There’s a reason games like Dark Souls capture the hearts of so many players – the game is so damn difficult it becomes a challenge, and people really like challenges. Developers are afraid to push the envelope on difficulty.
This isn’t something all games are guilty of – particularly when you’re talking about RPGs, where the good ones have managed to jam in so much additional content and side quests that you can really get your money’s worth.
But these Call of Duty games that come out every year for R500+ really annoy me with their six-hour campaigns. There is no replay value to these games, you pay a fortune, play through it in one or two sittings and it’s over. I used to spend weeks playing games, now it’s just a couple of days. Multiplayer makes up for that a lot of the time, but that’s an easy way out. These games could be longer if they didn’t pump out a new version every, single, year. We need to be expecting more from our games.
Granted, this does tie in with difficulty level as well. It doesn’t take long to go through a Call of Duty game when you can just grab an SMG and flail around with your finger on the fire key.
Be more original
There is a caveat here – a lot of the really “original” games from when I was growing up have since spawned entire genres – remember Wolfenstein 3D was “original” in that no one had done an FPS before.
That being said, as many genres as we have today, it seems like 90% of games are just shoehorned tightly into what that genre is supposed to be – there’s very little in the way of experimentation. Developers have become gun-shy of alienating their target market and we as consumers are guilty too; of rejecting games that go outside of our expectations, our comfort zone.

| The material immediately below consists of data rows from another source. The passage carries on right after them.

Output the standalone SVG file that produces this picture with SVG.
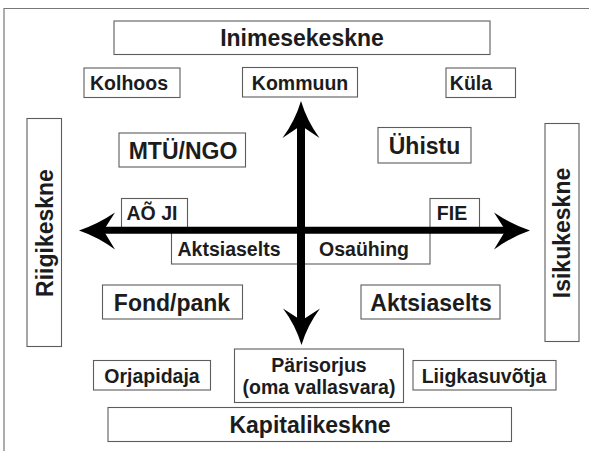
<svg xmlns="http://www.w3.org/2000/svg" width="589" height="451" viewBox="0 0 589 451">
  <style>
    .box { fill: #ffffff; stroke: #5c5c5c; stroke-width: 1.1; }
    .t { font-family: "Liberation Sans", Arial, sans-serif; font-weight: bold; fill: #1c1c1c; text-anchor: middle; dominant-baseline: central; }
    .sm { font-size: 19.5px; }
    .lg { font-size: 23px; }
    .axis { stroke: #000; fill: none; }
    .head { fill: #000; }
  </style>
  <rect width="589" height="451" fill="#ffffff"/>
  <!-- outer frame: only the top and left edges fall inside the page -->
  <path d="M4,451 V8.5 H589" fill="none" stroke="#777" stroke-width="1.2"/>

  <g id="inimesekeskne"><rect class="box" x="114" y="21" width="376" height="33.5"/><text class="t lg" x="302" y="38">Inimesekeskne</text></g>
  <g id="kolhoos"><rect class="box" x="84" y="68" width="96" height="29.5"/><text class="t sm" x="129" y="83">Kolhoos</text></g>
  <g id="kommuun"><rect class="box" x="242.5" y="67.5" width="115" height="29.5"/><text class="t sm" x="300" y="82.5">Kommuun</text></g>
  <g id="kula"><rect class="box" x="446" y="68" width="69.5" height="29.5"/><text class="t sm" x="471" y="83">Küla</text></g>

  <g id="mtu"><rect class="box" x="119" y="133" width="126.5" height="34"/><text class="t lg" x="183" y="150.5">MTÜ/NGO</text></g>
  <g id="uhistu"><rect class="box" x="378" y="127.5" width="93" height="35.5"/><text class="t lg" x="424.5" y="145.5">Ühistu</text></g>

  <g id="riigikeskne"><rect class="box" x="27" y="118.5" width="34.5" height="228"/><text class="t lg" font-size="22.5" transform="translate(44.5,233) rotate(-90)">Riigikeskne</text></g>
  <g id="isikukeskne"><rect class="box" x="545" y="123.5" width="34" height="218"/><text class="t lg" transform="translate(562,233) rotate(-90)">Isikukeskne</text></g>

  <g id="aoji"><rect class="box" x="121.5" y="198.5" width="66" height="30"/><text class="t sm" x="152" y="213">AÕ JI</text></g>
  <g id="fie"><rect class="box" x="430" y="198.5" width="49.5" height="30"/><text class="t sm" x="452" y="213">FIE</text></g>
  <g id="aktsiaselts-kesk"><rect class="box" x="171.5" y="232" width="130" height="32"/><text class="t sm" x="229" y="249">Aktsiaselts</text></g>
  <g id="osauhing"><rect class="box" x="301.5" y="232" width="128.5" height="32"/><text class="t sm" x="364" y="249">Osaühing</text></g>

  <g id="fond"><rect class="box" x="102.5" y="285" width="140" height="34"/><text class="t lg" x="172" y="302.5">Fond/pank</text></g>
  <g id="aktsiaselts"><rect class="box" x="361" y="285" width="139" height="34"/><text class="t lg" x="431" y="302.5">Aktsiaselts</text></g>

  <g id="orjapidaja"><rect class="box" x="93.5" y="360.5" width="117" height="29.5"/><text class="t sm" x="152" y="375.5">Orjapidaja</text></g>
  <g id="parisorjus"><rect class="box" x="234.5" y="349" width="169" height="53.5"/><text class="t sm" x="319" y="365">Pärisorjus</text><text class="t sm" x="319" y="386.5">(oma vallasvara)</text></g>
  <g id="liigkasuvotja"><rect class="box" x="413" y="360.5" width="143" height="29.5"/><text class="t sm" x="484" y="375.5">Liigkasuvõtja</text></g>

  <g id="kapitalikeskne"><rect class="box" x="108" y="407.5" width="403.5" height="34"/><text class="t lg" x="310" y="425">Kapitalikeskne</text></g>

  <!-- axes with swept arrowheads -->
  <g id="connectors">
    <line class="axis" stroke-width="8" x1="301" y1="124" x2="301" y2="322"/>
    <line class="axis" stroke-width="7" x1="102" y1="230.3" x2="507" y2="230.3"/>
    <path class="head" d="M301,101 Q295,121 282.5,138 L301,125.5 L319.5,138 Q307,121 301,101 Z"/>
    <path class="head" d="M301.5,345 Q295.5,325 283,308.5 L301.5,320.5 L320,308.5 Q307.5,325 301.5,345 Z"/>
    <path class="head" d="M79,230.5 Q98,224 115,212.5 L103.5,230.5 L115,249.5 Q98,237 79,230.5 Z"/>
    <path class="head" d="M530,230.5 Q511,224 494,212.5 L505.5,230.5 L494,249.5 Q511,237 530,230.5 Z"/>
  </g>
</svg>
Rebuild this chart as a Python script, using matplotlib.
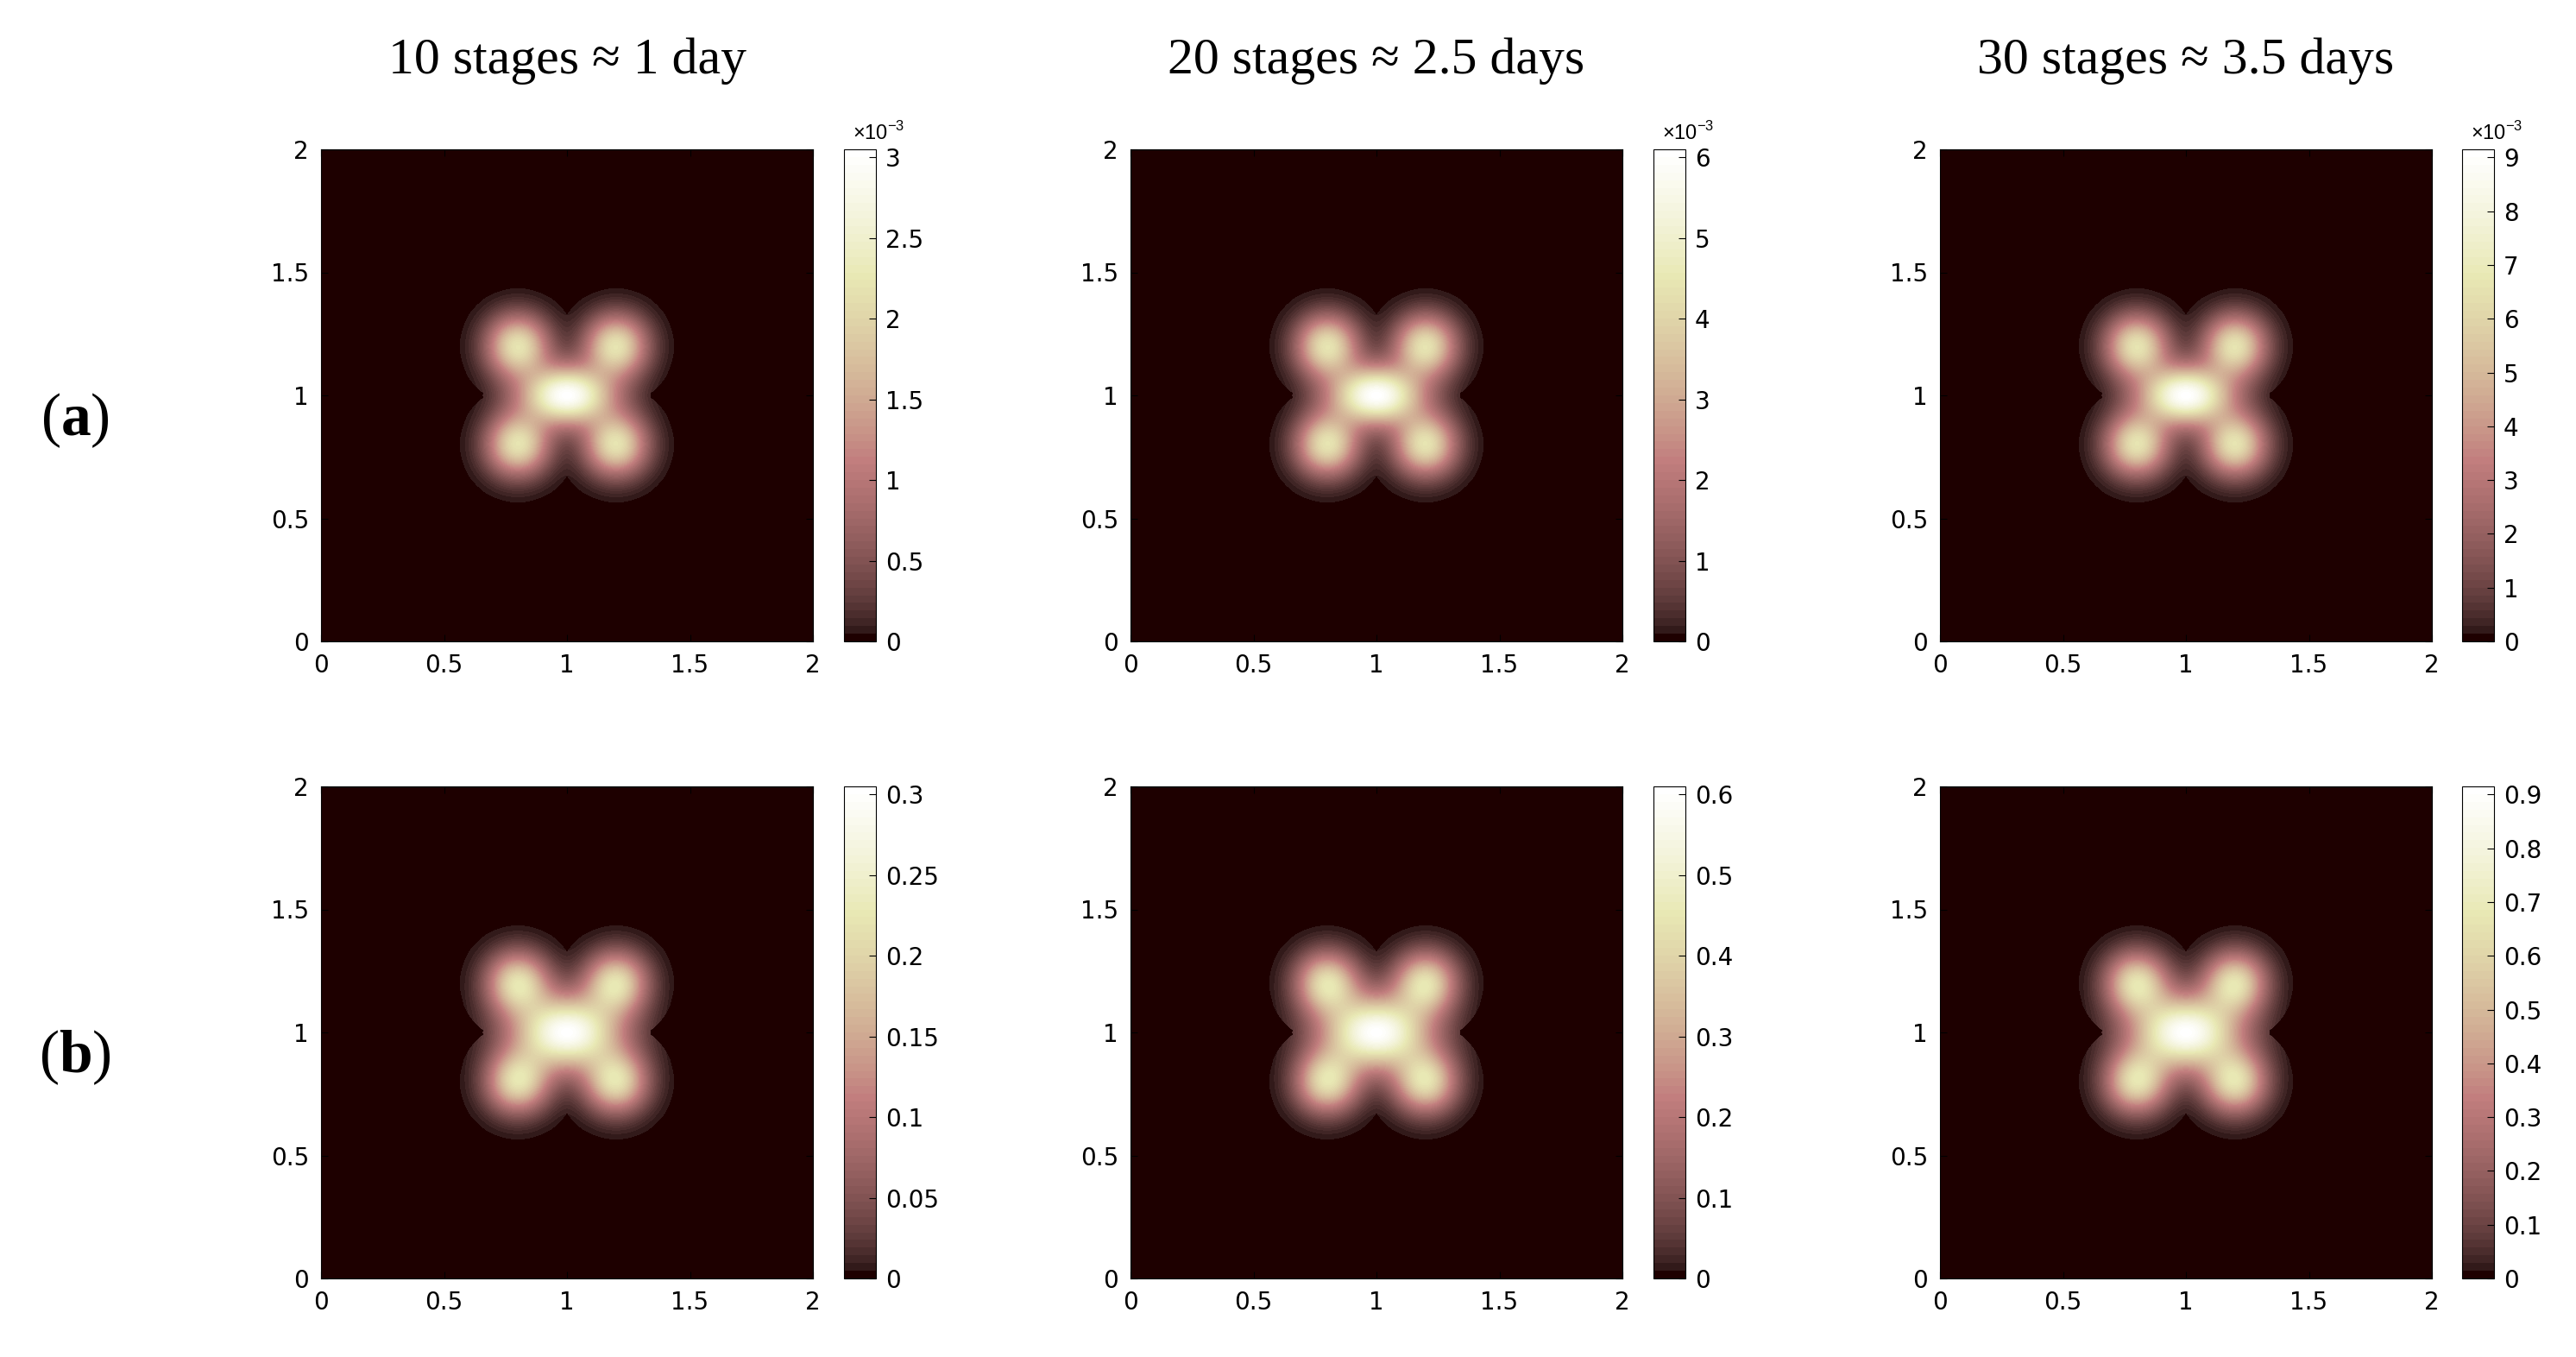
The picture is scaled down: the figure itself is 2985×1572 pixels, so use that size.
import numpy as np
import matplotlib
matplotlib.use("Agg")
import matplotlib.pyplot as plt
from matplotlib.colors import ListedColormap

plt.rcParams["mathtext.fontset"] = "custom"
plt.rcParams["mathtext.bf"] = "Liberation Serif:bold"
plt.rcParams["mathtext.rm"] = "Liberation Sans"

titles = ["10 stages \u2248 1 day", "20 stages \u2248 2.5 days", "30 stages \u2248 3.5 days"]
row_labels = ["a", "b"]
peaks = [[3.05e-3, 6.1e-3, 9.15e-3], [0.305, 0.61, 0.915]]
cbar_ticks = [[np.arange(0, 3.01, 0.5) * 1e-3, np.arange(0, 6.1, 1) * 1e-3, np.arange(0, 9.1, 1) * 1e-3],
              [np.arange(0, 0.301, 0.05), np.arange(0, 0.61, 0.1), np.arange(0, 0.91, 0.1)]]
cbar_labels = [[["0", "0.5", "1", "1.5", "2", "2.5", "3"], [str(i) for i in range(7)], [str(i) for i in range(10)]],
               [["0", "0.05", "0.1", "0.15", "0.2", "0.25", "0.3"],
                ["0", "0.1", "0.2", "0.3", "0.4", "0.5", "0.6"],
                ["0", "0.1", "0.2", "0.3", "0.4", "0.5", "0.6", "0.7", "0.8", "0.9"]]]
# blob model parameters
corner_x = [0.8, 1.2, 0.8, 1.2]
corner_y = [0.8, 0.8, 1.2, 1.2]
corner_R = 0.235
corner_sigma = 0.085
corner_w = [0.72, 0.70]          # row a, row b
centre_sigma = [(0.125, 0.08), (0.145, 0.10)]
centre_support = (0.34, 0.325)

# MATLAB pink(64)
n = 64
i = np.arange(1, n + 1)
hot = np.stack([np.clip(i / (n * 3 / 8), 0, 1),
                np.clip((i - n * 3 / 8) / (n * 3 / 8), 0, 1),
                np.clip((i - n * 3 / 4) / (n / 4), 0, 1)], 1)
gray = np.repeat(((i - 1) / (n - 1))[:, None], 3, 1)
pinkc = np.sqrt((2 * gray + hot) / 3)
cmap = ListedColormap(pinkc)

x = np.linspace(0, 2, 601)
X, Y = np.meshgrid(x, x)
def field(r):
    f = np.zeros_like(X)
    mask = np.zeros_like(X, dtype=bool)
    for cx, cy in zip(corner_x, corner_y):
        d2 = (X - cx) ** 2 + (Y - cy) ** 2
        f += corner_w[r] * np.exp(-d2 / (2 * corner_sigma ** 2))
        mask |= d2 <= corner_R ** 2
    sx, sy = centre_sigma[r]
    f += np.exp(-((X - 1) ** 2 / (2 * sx ** 2) + (Y - 1) ** 2 / (2 * sy ** 2)))
    mask |= ((X - 1) / centre_support[0]) ** 2 + ((Y - 1) / centre_support[1]) ** 2 <= 1
    f = np.where(mask, f, 0)
    return f / f.max()

W, H = 2985, 1572
fig = plt.figure(figsize=(W / 100, H / 100), dpi=100)
lefts = [372, 1310, 2248]
tops = [173, 911]
aw, ah = 570, 570
cbl = [978, 1916, 2853]
cbw = 37
for r in range(2):
    F = field(r)
    for c in range(3):
        ax = fig.add_axes([lefts[c] / W, 1 - (tops[r] + ah) / H, aw / W, ah / H])
        ax.set_facecolor(pinkc[0])
        vmax = peaks[r][c]
        Z = F * vmax * 0.995
        levels = np.linspace(0, vmax, n + 1)
        cs = ax.contourf(X, Y, Z, levels=levels, cmap=cmap, vmin=0, vmax=vmax)
        ax.set_xlim(0, 2); ax.set_ylim(0, 2)
        ax.set_xticks([0, 0.5, 1, 1.5, 2]); ax.set_yticks([0, 0.5, 1, 1.5, 2])
        ax.set_xticklabels(["0", "0.5", "1", "1.5", "2"]); ax.set_yticklabels(["0", "0.5", "1", "1.5", "2"])
        ax.tick_params(direction="in", length=6, labelsize=20, top=True, right=True, pad=10)
        for s in ax.spines.values():
            s.set_linewidth(0.8)
        cax = fig.add_axes([cbl[c] / W, 1 - (tops[r] + ah) / H, cbw / W, ah / H])
        cb = fig.colorbar(cs, cax=cax)
        cb.set_ticks(cbar_ticks[r][c]); cb.set_ticklabels(cbar_labels[r][c])
        cax.tick_params(direction="in", length=6, labelsize=20, pad=8)
        cb.outline.set_linewidth(0.8)
        if r == 0:
            fig.text((cbl[c] + 10) / W, 1 - (tops[r] - 6) / H, r"$\times10^{-3}$", fontsize=17,
                     family="Liberation Sans", va="bottom")
            fig.text((lefts[c] + aw / 2) / W, 1 - 71 / H, titles[c], fontsize=43,
                     family="Liberation Serif", ha="center", va="center")
for r, lab in enumerate(row_labels):
    y = [487, 1225][r]
    fig.text(87 / W, 1 - y / H, "(" + r"$\mathbf{" + lab + "}$" + ")", fontsize=50,
             family="Liberation Serif", ha="center", va="center")
fig.savefig("out.png", dpi=100, facecolor="white")
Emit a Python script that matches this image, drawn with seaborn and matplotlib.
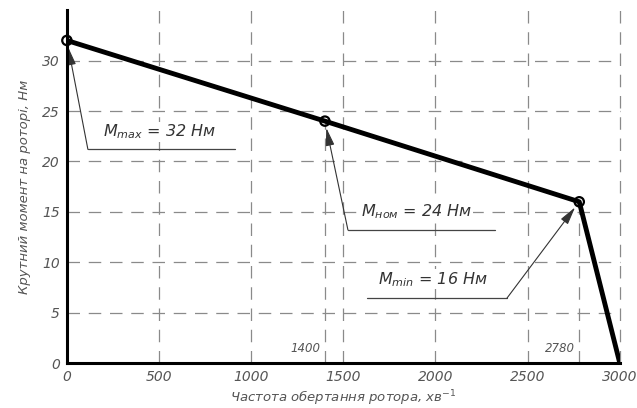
import matplotlib
matplotlib.use("Agg")
import matplotlib.pyplot as plt
import seaborn as sns
import pandas as pd

# ---------------------------------------------------------------------
# ДАНІ
# ---------------------------------------------------------------------
speed = [0, 1400, 2780, 3000]          # хв^-1
torque = [32, 24, 16, 0]               # Нм
key_speed = [0, 1400, 2780]
key_torque = [32, 24, 16]
key_labels = [r"$M_{max}$ = 32 Нм", r"$M_{ном}$ = 24 Нм", r"$M_{min}$ = 16 Нм"]
x_ticks = [0, 500, 1000, 1500, 2000, 2500, 3000]
y_ticks = [0, 5, 10, 15, 20, 25, 30]

df = pd.DataFrame({"n": speed, "M": torque})

sns.set_style("white")
plt.rcParams["font.family"] = ["DejaVu Sans"]
plt.rcParams["mathtext.fontset"] = "dejavusans"

fig = plt.figure(figsize=(6.37, 4.08), dpi=100)
ax = fig.add_axes([0.105, 0.110, 0.868, 0.865])

grid_c = "#8a8a8a"
dash = (0, (10, 7))

# сітка
for x in x_ticks[1:]:
    ax.plot([x, x], [0, 35], color=grid_c, lw=0.9, ls=dash, zorder=1, clip_on=False)
for y in y_ticks[1:]:
    ax.plot([0, 3000], [y, y], color=grid_c, lw=0.9, ls=dash, zorder=1, clip_on=False)
for x, y in zip(key_speed[1:], key_torque[1:]):
    ax.plot([x, x], [0, y], color=grid_c, lw=0.9, ls=dash, zorder=1)

# характеристика
sns.lineplot(data=df, x="n", y="M", color="black", lw=3.5, ax=ax, zorder=3)
ax.scatter(key_speed, key_torque, s=45, facecolors="none", edgecolors="black",
           linewidths=1.6, zorder=4, clip_on=False)

# виноски
anchors = [(114, 21.2, 912), (1525, 13.2, 2322), (2388, 6.45, 1628)]
text_pos = [(505, 22.0), (1900, 14.1), (1985, 7.4)]
for (ax0, ay, ax1), (tx, ty), px, py, lab in zip(anchors, text_pos, key_speed, key_torque, key_labels):
    ax.plot([ax0, ax1], [ay, ay], color="#444444", lw=0.9, zorder=2)
    ax.annotate("", xy=(px, py), xytext=(ax0, ay),
                arrowprops=dict(arrowstyle="-|>,head_length=0.9,head_width=0.22",
                                color="#333333", lw=0.8,
                                mutation_scale=12, shrinkA=0, shrinkB=5),
                zorder=2)
    ax.text(tx, ty, lab, ha="center", va="bottom", fontsize=11.5,
            style="italic", color="#333333", zorder=5,
            bbox=dict(facecolor="white", edgecolor="none", pad=0.5))

# підписи 1400 та 2780
for x in key_speed[1:]:
    ax.text(x - 25, 0.8, str(x), ha="right", va="bottom", fontsize=8.5,
            style="italic", color="#555555")

ax.set_xlim(0, 3000)
ax.set_ylim(0, 35)
ax.set_xticks(x_ticks)
ax.set_yticks(y_ticks)
ax.tick_params(length=0, labelsize=10, labelcolor="#555555", pad=5)
for lab in ax.get_xticklabels() + ax.get_yticklabels():
    lab.set_style("italic")

for s in ["top", "right"]:
    ax.spines[s].set_visible(False)
for s in ["left", "bottom"]:
    ax.spines[s].set_linewidth(2.2)
    ax.spines[s].set_color("black")

ax.set_xlabel("Частота обертання ротора, хв$^{-1}$", fontsize=9.5,
              style="italic", color="#555555", labelpad=3)
ax.set_ylabel("Крутний момент на роторі, Нм", fontsize=9.5,
              style="italic", color="#555555", labelpad=8)

fig.savefig("out.png", dpi=100)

This is an oversimplified rant, make no mistake – but the truth of it still remains, and I think it does for many others too. I’ve had more fun playing the original Doom, Duke Nukem 3D and Half-Life than any of the Call of Duty games combined. Hell, the single-player campaign I’ve enjoyed most in the last couple of years is Black Mesa, a remake of the original Half-Life that you should go play right now if you haven’t.
I think a lot of the problems with the games of today is due to the massive expansion of the video game industry. Publishers are now looking at numbers in the billions – it’s hard to take a risk on a game that you sink millions of dollars into. You need things you can count on recouping your expenses. This means reheated crap like every new iteration in the Call of Duty series, or zombies become popular and suddenly we have twelve different zombie apocalypse games.
What can we do about it? Probably nothing, to be honest. This is just the agitated grumblings of an elderly gamer sitting on the porch, yelling at Activision to get the hell off his lawn.